Another factor as to how big a load that could be put on these truck was the dumping operation at the DLS . One Stacker pushed the load off , while another Stacker held the load together , so the logs especially Cedar did not crash down from a high height and bust up the logs . If the loads got to high The operators at the DLS let the loaders know they weren't happy about them .
 

Welder Dave

Senior Member
Joined
Oct 11, 2014
Messages
12,526
Location
Canada
I was more wondering about overloading weight wise not size wise. They say the reason the 350 ton Terex Titan differential failed is being regularly overloaded with 450-500 tons. What's the rated capacity and what's considered overloaded for the big log trucks?
 

camptramp

Senior Member
Joined
Aug 13, 2013
Messages
6,302
Location
The warm land on Vancuver Island
Occupation
Retired Logger Retired Part time pebble hauler
Dave Whiskin Collection Timberwest HBO Div. A birds eye view of the San Juan Valley 1st picture is looking down on Fairy Lake 2nd picture is looking out over San Juan Bay to the open Pacific Oscan415.jpg scan416.jpg scan417.jpg cean 3rd picture is looking across the entrance to the Straits of Juan De Fuca , Washington State , Cape Flattery And the Pacific Ocean .
 

camptramp

Senior Member
Joined
Aug 13, 2013
Messages
6,302
Location
The warm land on Vancuver Island
Occupation
Retired Logger Retired Part time pebble hauler
I was more wondering about overloading weight wise not size wise. They say the reason the 350 ton Terex Titan differential failed is being regularly overloaded with 450-500 tons. What's the rated capacity and what's considered overloaded for the big log trucks?
I really can't answer that question as we never went across Scales and a Cedar or Fir Tree growing by a Swamp or Bog sucks up a lot more water and weigths more than a Cedar or Fir Tree growing on a well drained slope . Certainly we knew when we had a heavy or light load by the gears we use pulling up adverse grades or how it pushed going down a hill , but we didn't know the actual Tonage .
 

Greatwestcam

Senior Member
Joined
Sep 14, 2010
Messages
382
Location
Northern Alberta
Occupation
Driver/Mechanic
I remember the tires being the weak point in how much weight could be hauled, short hauls were ok to "loader up" but on the long hauls the tires get a lot of heat built up in them and shorten their life.
As weight goes, when the chopper was flying wood they found out heavy pieces could be, remember a fir log 7 ft diameter by 26 ft long that the Sikorsky 64F couldn't lift, they cut it at 16 ft and flew it and said it weighed 18000 lbs.
 

camptramp

Senior Member
Joined
Aug 13, 2013
Messages
6,302
Location
The warm land on Vancuver Island
Occupation
Retired Logger Retired Part time pebble hauler
That last photo is real interesting to me because I have been on the other side looking north so many time in my career.

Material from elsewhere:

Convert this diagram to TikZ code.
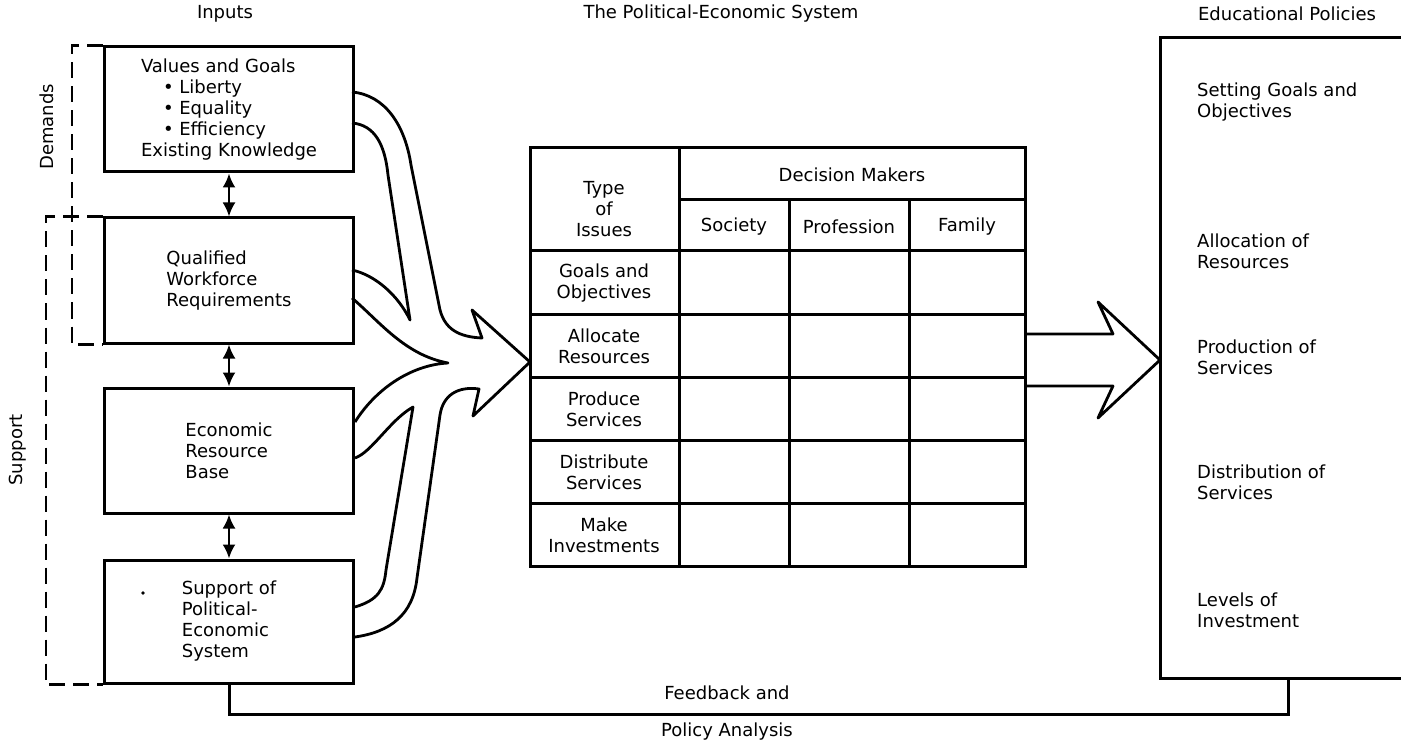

Thanks for the picts!
I've spent a good many years in the Port Renfrew , San Juan Bay area . The head of San Juan Bay has one of the nicest beach's on the Southern West side of Vancouver Island , as a boy I have walked it many times , from the North end where the Gordon River enters the North Branch of the San Juan River , one can look across and see Cape Flattery . When we worked in the Camper Creek area (which is the first main creek North of San Juan Bay) we could see Washington State , and we could on occasion see Cruise Ships pass by from the Straits and head South out bound on the Pacific Ocean . I always thought it would be nice to be on one of thoughs Cruise Ships and have a look at the coast from the sea side . So I got the wife to get us on a repositioning Cruise through the Panama Canal . When we were getting close to the Fall Cruise I checked the Itinerary , we departed Vancouver at 500 Pm in October , we went through the Juan De Fuca Straits in the dark .
 

camptramp

Senior Member
Joined
Aug 13, 2013
Messages
6,302
Location
The warm land on Vancuver Island
Occupation
Retired Logger Retired Part time pebble hauler
Dave Whiskin Collection Timberwest HBO Div. 2001 1st picture #40-96 P16 Pacific parked along side a Kenworth highway leased to Timberwest from Aliford Bay Logging driven by Rob Norman (Rob is from a long line of B.C. Loggers , his Grandfather was Henry Norman who rigged the first Ledgerwood Skidder in B.C. His Father Albert Norman was the last Head Rigger at Caycuse to rig wooden spar tree's ) 2nd picture is Dave Whiskin by truck . 3rd picture is both the Pacific and Kenworth at Honeymoon Bay DLS .scan426.jpg scan427.jpg scan428.jpg
 

dirty4fun

Senior Member
Joined
Dec 29, 2010
Messages
1,188
Location
N. IL
The off highway truck can haul around 200K of logs on grades up to 30%. A highway truck 45K and and doesn't do well on grades of 30%, plus not being built heavy duty enough to take the gravel rough roads that happen between gradings. They start falling apart in a short time, where the off highway trucks have been in use for decades.